Last Sunday, after Home Depot delivered three large bags of potting soil and one bag of seed-starting mix, we were ready to go.
First, my husband Julius and I laid down a tarp to protect the deck from spills. Then we collected and rinsed the containers: lightweight pots, window boxes, and hanging baskets that in past seasons had been used for flowers. We filled them 3/4 full of potting soil and 1/4 with seed-starting mix.
We then followed the directions on the seed packets, which generally consisted of “plant one inch apart, cover with 1/4″ to 1/2″ of fine soil, and gently tamp down.” I watered with our new lightweight, flexible ZeroG hose with Relaxed Gardener Watering Wand, which lets you make fine adjustments to get a soft spray that won’t disturb the soil or the seeds.

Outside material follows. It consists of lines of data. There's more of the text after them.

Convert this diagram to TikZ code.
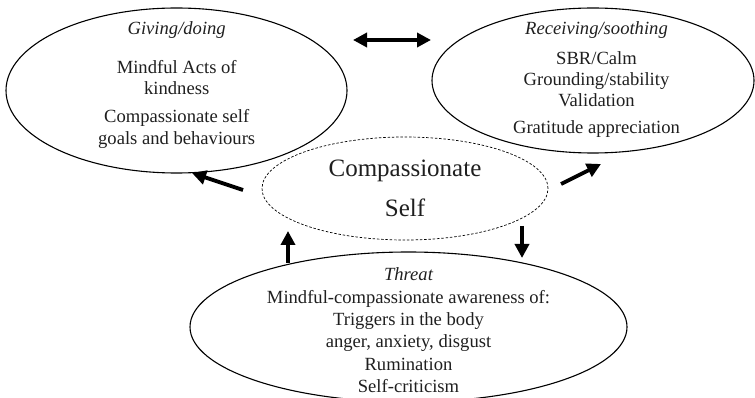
\documentclass[tikz,border=0pt]{standalone}
\usepackage{fontspec}
\setmainfont{Liberation Serif}
\usetikzlibrary{shapes.geometric,arrows.meta}
\begin{document}
\begin{tikzpicture}[x=1pt,y=-1pt,
  oval/.style={draw,ellipse,line width=1.1pt,inner sep=0pt},
  dashoval/.style={draw,ellipse,line width=0.7pt,dash pattern=on 2.5pt off 1.8pt,inner sep=0pt},
  txt/.style={anchor=base,inner sep=0pt,text=black!88,font=\fontsize{18.6}{22}\selectfont},
  head/.style={anchor=base,inner sep=0pt,text=black!88,font=\fontsize{18.6}{22}\selectfont\itshape},
  big/.style={anchor=base,inner sep=0pt,text=black!88,font=\fontsize{25}{30}\selectfont},
  fat/.style={line width=3.8pt,-{Triangle[length=14pt,width=14pt]}},
  fatboth/.style={line width=3.8pt,{Triangle[length=14pt,width=14pt]}-{Triangle[length=14pt,width=14pt]}}]
\useasboundingbox (0,0) rectangle (755,398);
% ellipses
\node[oval,minimum width=341pt,minimum height=165pt] (give) at (176.5,90.5) {};
\node[oval,minimum width=322pt,minimum height=145pt] (recv) at (593,80.5) {};
\node[dashoval,minimum width=286pt,minimum height=103pt] (self) at (405,188.5) {};
\node[oval,minimum width=437pt,minimum height=150pt] (threat) at (408.5,327) {};
% giving text
\node[head] (g0) at (176.7,35) {Giving/doing};
\node[txt] (g1) at (176.7,73.3) {Mindful Acts of};
\node[txt] (g2) at (176.7,95) {kindness};
\node[txt] (g3) at (176.7,122.3) {Compassionate self};
\node[txt] (g4) at (176.7,144.3) {goals and behaviours};
% receiving text
\node[head] (r0) at (596.5,34.3) {Receiving/soothing};
\node[txt] (r1) at (596.5,64.3) {SBR/Calm};
\node[txt] (r2) at (596.5,85.7) {Grounding/stability};
\node[txt] (r3) at (596.5,106.7) {Validation};
\node[txt] (r4) at (596.5,133.3) {Gratitude appreciation};
% self text
\node[big] (s1) at (405,177) {Compassionate};
\node[big] (s2) at (405,217) {Self};
% threat text
\node[head] (t0) at (408.5,280) {Threat};
\node[txt] (t1) at (408.5,303) {Mindful-compassionate awareness of:};
\node[txt] (t2) at (408.5,325) {Triggers in the body};
\node[txt] (t3) at (408.5,347) {anger, anxiety, disgust};
\node[txt] (t4) at (408.5,370) {Rumination};
\node[txt] (t5) at (408.5,392) {Self-criticism};
% arrow end points
\coordinate (dA) at (353,40);
\coordinate (dB) at (431,40);
\coordinate (lT) at (243,190);
\coordinate (lH) at (192,173);
\coordinate (rT) at (561,184);
\coordinate (rH) at (601,164);
\coordinate (uT) at (288,263);
\coordinate (uH) at (288,231);
\coordinate (wT) at (522,226);
\coordinate (wH) at (522,258);
\draw[fatboth] (dA) -- (dB);
\draw[fat] (lT) -- (lH);
\draw[fat] (rT) -- (rH);
\draw[fat] (uT) -- (uH);
\draw[fat] (wT) -- (wH);
\end{tikzpicture}
\end{document}
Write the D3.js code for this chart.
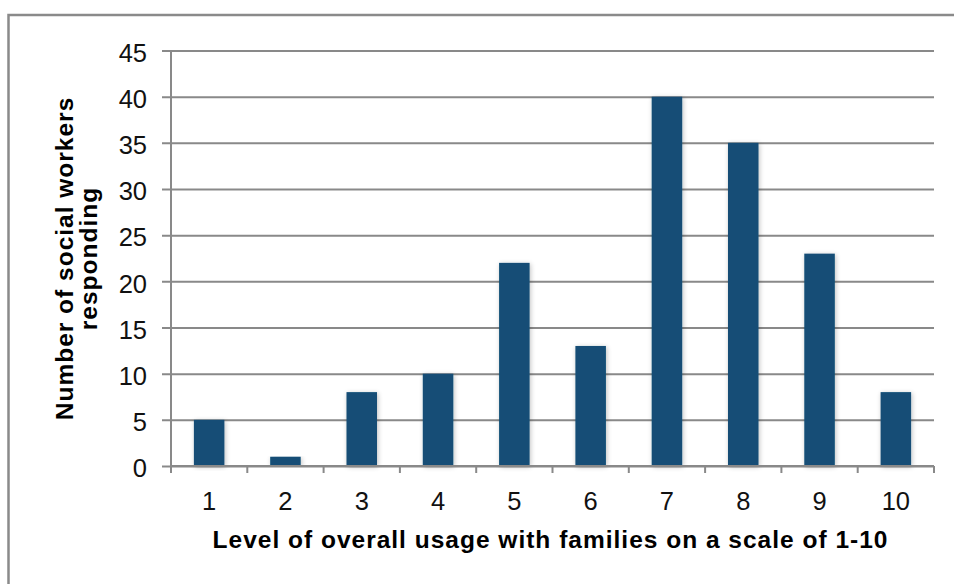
<!DOCTYPE html>
<html><head><meta charset="utf-8">
<script src="https://cdn.jsdelivr.net/npm/d3@7"></script>
<style>
html,body{margin:0;padding:0;background:#fff;}
svg{display:block;font-family:"Liberation Sans",Arial,sans-serif;}
</style></head>
<body>
<svg id="chart" width="954" height="584"></svg>
<script>
const categories = ["1","2","3","4","5","6","7","8","9","10"];
const values = [5,1,8,10,22,13,40,35,23,8];
const yTickValues = [0,5,10,15,20,25,30,35,40,45];
const xTitle = "Level of overall usage with families on a scale of 1-10";
const yTitleLines = ["Number of social workers","responding"];

(function(){
const svg = d3.select("#chart");
const pLeft = 171, pRight = 934, pTop = 50.5, pBottom = 466;
const gridColor = "#898989";
const barColor = "#134e76";
const fontFam = '"Liberation Sans",Arial,sans-serif';

// outer frame
svg.append("path")
  .attr("d", `M8.5,${584+5} L8.5,15 L${954+5},15`)
  .attr("fill","none").attr("stroke","#8a8a8a").attr("stroke-width",2.5);

const x = d3.scaleBand().domain(categories).range([pLeft, pRight]).paddingInner(0.6).paddingOuter(0.3);
const y = d3.scaleLinear().domain([0,45]).range([pBottom, pTop]);

// shadow filter
const defs = svg.append("defs");
const f = defs.append("filter").attr("id","sh").attr("x","-30%").attr("y","-10%").attr("width","160%").attr("height","120%");
f.append("feGaussianBlur").attr("in","SourceAlpha").attr("stdDeviation",2.5).attr("result","b");
f.append("feOffset").attr("in","b").attr("dx",1).attr("dy",1).attr("result","o");
f.append("feComponentTransfer").attr("in","o").attr("result","o2")
  .append("feFuncA").attr("type","linear").attr("slope",0.25);
const m = f.append("feMerge");
m.append("feMergeNode").attr("in","o2");
m.append("feMergeNode").attr("in","SourceGraphic");

// y axis with gridlines
const yAxis = d3.axisLeft(y).tickValues(yTickValues).tickSize(pRight - 162).tickPadding(15);
const gy = svg.append("g").attr("transform", `translate(${pRight},0)`).call(yAxis);
gy.select(".domain").remove();
gy.selectAll(".tick line").attr("stroke", gridColor).attr("stroke-width",2);
gy.selectAll(".tick text").attr("font-size",25.5).attr("fill","#111")
  .attr("font-family",fontFam).attr("dy","0.42em");

// y axis line
svg.append("line").attr("x1",pLeft).attr("x2",pLeft).attr("y1",pTop).attr("y2",pBottom)
  .attr("stroke",gridColor).attr("stroke-width",2);

// bars
svg.append("g").selectAll("rect").data(values).join("rect")
  .attr("x",(d,i)=>x(categories[i]))
  .attr("y",d=>y(d))
  .attr("width",x.bandwidth())
  .attr("height",d=>y(0)-y(d))
  .attr("fill",barColor)
  .attr("filter","url(#sh)");

// x axis
const step = x.step();
const boundaries = categories.map(c => x(c) - step*x.paddingInner()/2).concat([x(categories[categories.length-1]) + x.bandwidth() + step*x.paddingInner()/2]);
const xAxis = d3.axisBottom(x).tickSize(0).tickPadding(25.5);
const gx = svg.append("g").attr("transform",`translate(0,${pBottom})`).call(xAxis);
gx.select(".domain").remove();
gx.selectAll(".tick text").attr("font-size",25.5).attr("fill","#111")
  .attr("font-family",fontFam);
svg.append("line").attr("x1",pLeft-1).attr("x2",pRight).attr("y1",pBottom).attr("y2",pBottom)
  .attr("stroke",gridColor).attr("stroke-width",2);
svg.append("g").selectAll("line").data(boundaries).join("line")
  .attr("x1",d=>d).attr("x2",d=>d).attr("y1",pBottom).attr("y2",pBottom+7)
  .attr("stroke",gridColor).attr("stroke-width",2);

// x title
svg.append("text").attr("x",(pLeft+pRight)/2 - 2).attr("y",547.5)
  .attr("text-anchor","middle").attr("font-weight","bold").attr("font-size",24.5)
  .attr("letter-spacing",1).attr("fill","#000").text(xTitle);

// y title
const yt = svg.append("text").attr("transform","translate(0,258.5) rotate(-90)")
  .attr("text-anchor","middle").attr("font-weight","bold").attr("font-size",24.5)
  .attr("letter-spacing",1).attr("fill","#000");
yt.selectAll("tspan").data(yTitleLines).join("tspan")
  .attr("x",0).attr("y",(d,i)=> 73 + i*24).text(d=>d);
})();
</script>
</body></html>
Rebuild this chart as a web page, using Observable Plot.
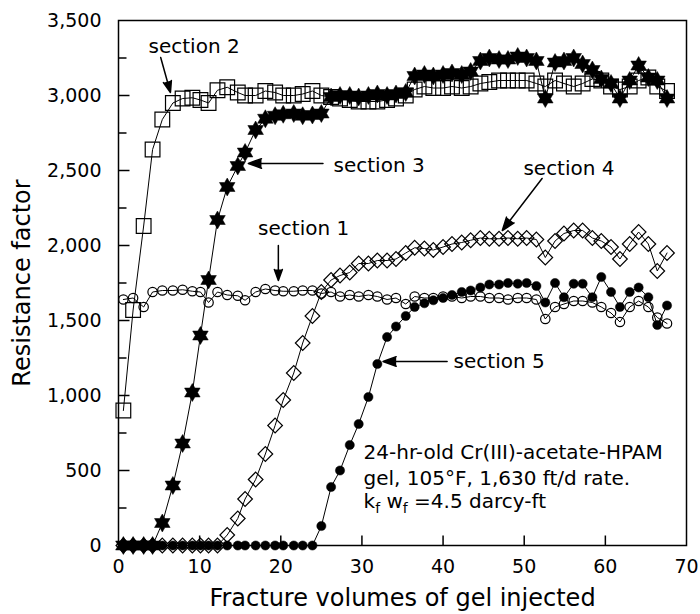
<!DOCTYPE html>
<html><head><meta charset="utf-8">
<script src="https://cdn.jsdelivr.net/npm/d3@7"></script>
<script src="https://cdn.jsdelivr.net/npm/@observablehq/plot@0.6"></script>
<style>body{margin:0;background:#fff}</style>
</head><body><div id="chart"></div>
<script>
// Fracture volumes of gel injected (shared sampling points)
const fv = [0.6,1.8,3.1,4.2,5.4,6.7,7.9,9.1,10.1,11.1,12.2,13.4,14.7,15.6,16.9,18.1,19.3,20.3,21.6,22.7,23.9,25.0,26.2,27.3,28.5,29.6,30.8,31.9,33.1,34.2,35.4,36.5,37.7,38.8,40.0,41.1,42.3,43.4,44.6,45.7,46.9,48.0,49.2,50.3,51.5,52.6,53.8,54.9,56.1,57.2,58.4,59.5,60.7,61.8,63.0,64.1,65.3,66.4,67.6];
// Resistance factor per section
const section1 = [1640,1650,1590,1690,1700,1700,1705,1695,1690,1620, 1690,1670,1665,1635,1690,1710,1700,1695,1695,1700, 1700,1680,1690,1660,1670,1660,1670,1660,1640,1650, 1610,1660,1650,1650,1660,1660,1650,1660,1660,1650, 1650,1640,1650,1650,1640,1510,1590,1610,1630,1630, 1620,1590,1550,1490,1590,1630,1590,1520,1480];
const section2 = [900,1570,2130,2640,2840,2950,2980,2985,2970,2950, 3035,3055,3020,3000,3000,3030,3020,3000,3000,3010, 3030,3000,2990,2980,2970,2960,2960,2960,2970,2980, 3000,3040,3060,3050,3050,3060,3050,3060,3080,3090, 3100,3100,3100,3100,3080,3060,3100,3080,3060,3080, 3110,3100,3060,3040,3060,3100,3120,3060,3030];
const section3 = [0,0,0,0,150,400,680,1020,1400,1770, 2170,2390,2530,2620,2770,2845,2865,2875,2880,2865, 2870,2880,2990,3000,3000,2990,3000,3010,3000,3010, 3020,3130,3140,3130,3140,3150,3140,3160,3230,3250, 3240,3240,3260,3250,3230,2980,3220,3230,3250,3210, 3170,3110,3080,2980,3100,3200,3120,3100,2980];
const section4 = [0,0,0,0,0,0,0,0,0,0, 0,70,180,310,440,610,800,970,1150,1350, 1530,1690,1770,1800,1820,1880,1880,1900,1900,1910, 1950,1985,1980,1970,1990,2010,2020,2035,2050,2045, 2045,2050,2045,2050,2040,1920,2030,2080,2100,2100, 2050,2030,1990,1910,2010,2090,2010,1830,1950];
const section5 = [0,0,0,0,0,0,0,0,0,0, 0,0,0,0,0,0,0,0,0,0, 0,130,390,500,670,810,990,1210,1390,1460, 1530,1590,1615,1635,1650,1670,1690,1700,1720,1740, 1740,1750,1745,1750,1730,1620,1750,1655,1745,1745, 1655,1790,1690,1590,1690,1720,1655,1470,1600];

const xTicks = [0,10,20,30,40,50,60,70];
const yTicks = [0,500,1000,1500,2000,2500,3000,3500];
const yMinorTicks = [250,750,1250,1750,2250,2750,3250];

// Section labels (data coordinates)
const labelText = ["section 2","section 3","section 1","section 4","section 5"];
const labelX = [3.7, 26.5, 17.2, 49.9, 41.3];
const labelY = [3327, 2533, 2113, 2513, 1227];
// Arrows: start -> tip
const arrowX1 = [5.2, 25.2, 19.7, 52.2, 40.5];
const arrowY1 = [3253, 2547, 2000, 2447, 1227];
const arrowX2 = [6.4, 16.0, 19.7, 47.3, 32.6];
const arrowY2 = [3020, 2547, 1767, 2100, 1227];
// Note lines
const noteText = ["24-hr-old Cr(III)-acetate-HPAM", "gel, 105°F, 1,630 ft/d rate.", "kf wf =4.5 darcy-ft"];
const noteX = [30.2, 30.2, 30.2];
const noteY = [620, 447, 290];

const rows = (ys) => fv.map((x, i) => ({x, y: ys[i]})).filter(d => d.y != null);
const labels = labelText.map((t, i) => ({t, x: labelX[i], y: labelY[i]}));
const arrows = arrowX1.map((x1, i) => ({x1, y1: arrowY1[i], x2: arrowX2[i], y2: arrowY2[i]}));
const notes = noteText.map((t, i) => ({t, x: noteX[i], y: noteY[i]}));

const hexagram = {
  draw(context, size) {
    const R = Math.sqrt(size / Math.PI), r = R / Math.sqrt(3);
    for (let i = 0; i < 12; i++) {
      const a = Math.PI / 6 * i - Math.PI / 2;
      const rr = i % 2 === 0 ? R : r;
      const px = rr * Math.cos(a), py = rr * Math.sin(a);
      if (i) context.lineTo(px, py); else context.moveTo(px, py);
    }
    context.closePath();
  }
};

// layout
const W = 700, H = 614, mL = 118, mR = 14, mT = 20, mB = 69;
const xDomain = [0, 70], yDomain = [0, 3500];
const pxToX = (p) => p * (xDomain[1] - xDomain[0]) / (W - mL - mR);
const pxToY = (p) => p * (yDomain[1] - yDomain[0]) / (H - mT - mB);

// inward tick segments (built from tick values, lengths given in pixels)
const xTickSegs = xTicks.slice(1, -1).map(v => ({x1: v, x2: v, y1: yDomain[0], y2: yDomain[0] + pxToY(10)}));
const yTickSegs = yTicks.slice(1, -1).map(v => ({x1: xDomain[0], x2: xDomain[0] + pxToX(11), y1: v, y2: v}))
  .concat(yMinorTicks.map(v => ({x1: xDomain[0], x2: xDomain[0] + pxToX(8), y1: v, y2: v})));

const fmt = d3.format(",");
const line = (ys) => Plot.line(rows(ys), {x: "x", y: "y", stroke: "black", strokeWidth: 1});

const chart = Plot.plot({
  width: W, height: H,
  marginLeft: mL, marginRight: mR, marginTop: mT, marginBottom: mB,
  style: {fontFamily: "DejaVu Sans", fontSize: "19px", color: "black", background: "white"},
  x: {domain: xDomain},
  y: {domain: yDomain},
  marks: [
    Plot.axisX({ticks: xTicks, tickSize: 0, tickPadding: 14, tickFormat: d => String(d), label: null}),
    Plot.axisY({ticks: yTicks, tickSize: 0, tickPadding: 17, tickFormat: d => fmt(d), label: null}),
    line(section1), Plot.dot(rows(section1), {x: "x", y: "y", r: 4.7, stroke: "black", strokeWidth: 1.2, fill: "none"}),
    line(section2), Plot.dot(rows(section2), {x: "x", y: "y", r: 8.3, symbol: "square", stroke: "black", strokeWidth: 1.2, fill: "none"}),
    line(section4), Plot.dot(rows(section4), {x: "x", y: "y", r: 6.6, symbol: "diamond2", stroke: "black", strokeWidth: 1.2, fill: "none"}),
    line(section3), Plot.dot(rows(section3), {x: "x", y: "y", r: 9, symbol: hexagram, fill: "black", stroke: "black", strokeWidth: 0.5}),
    line(section5), Plot.dot(rows(section5), {x: "x", y: "y", r: 4.6, fill: "black", stroke: "black", strokeWidth: 0.5}),
    Plot.frame({stroke: "black", strokeWidth: 1.5}),
    Plot.link(xTickSegs, {x1: "x1", y1: "y1", x2: "x2", y2: "y2", stroke: "black", strokeWidth: 1.5}),
    Plot.link(yTickSegs, {x1: "x1", y1: "y1", x2: "x2", y2: "y2", stroke: "black", strokeWidth: 1.5}),
    Plot.arrow(arrows, {x1: "x1", y1: "y1", x2: "x2", y2: "y2", stroke: "black", fill: "black", strokeWidth: 1.5, headLength: 14, headAngle: 40}),
    Plot.text(labels, {x: "x", y: "y", text: "t", textAnchor: "start", fontSize: 20}),
    Plot.text(notes, {x: "x", y: "y", text: "t", textAnchor: "start", fontSize: 20}),
    Plot.text(["Fracture volumes of gel injected"], {text: d => d, frameAnchor: "bottom", lineAnchor: "middle", dy: 53, fontSize: 24}),
    Plot.text(["Resistance factor"], {text: d => d, frameAnchor: "left", textAnchor: "middle", dx: -96, rotate: -90, fontSize: 24})
  ]
});

// subscripts for k_f w_f
chart.querySelectorAll("text").forEach(t => {
  if (t.textContent.includes("darcy-ft") && t.childElementCount === 0) {
    const ns = "http://www.w3.org/2000/svg";
    t.textContent = "";
    const parts = [["k", 0, null], ["f", 5, 14], [" w", -5, null], ["f", 5, 14], [" =4.5 darcy-ft", -5, null]];
    parts.forEach(([s, dy, fs]) => {
      const sp = document.createElementNS(ns, "tspan");
      sp.textContent = s;
      if (dy) sp.setAttribute("dy", dy);
      if (fs) sp.setAttribute("font-size", fs);
      t.appendChild(sp);
    });
  }
});

document.getElementById("chart").appendChild(chart);
</script>
</body></html>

Now, how to remember what’s in each container? I made labels by printing the photo of the seed packets on an 8.5 x 11″ sheet of heavy card stock, cutting them out, and taping a small wooden skewer to the back of each.
Yesterday I used a mixed a capful of liquid seed-starting and transplanting fertilizer into two gallons of water and sprinkled the containers. I plan to stay equally vigilant throughout the growing season (insert smiley face here).
It’s strange to see “empty” containers, which just before Mother’s Day every year, were filled with flowers like Begonia ‘blazonry,’ my favorite for hanging baskets.
I’ll re-photograph the containers and post again in a few weeks. Let’s hope the seeds sprout “according to package directions” and that the birds and squirrels stick to their previous diet.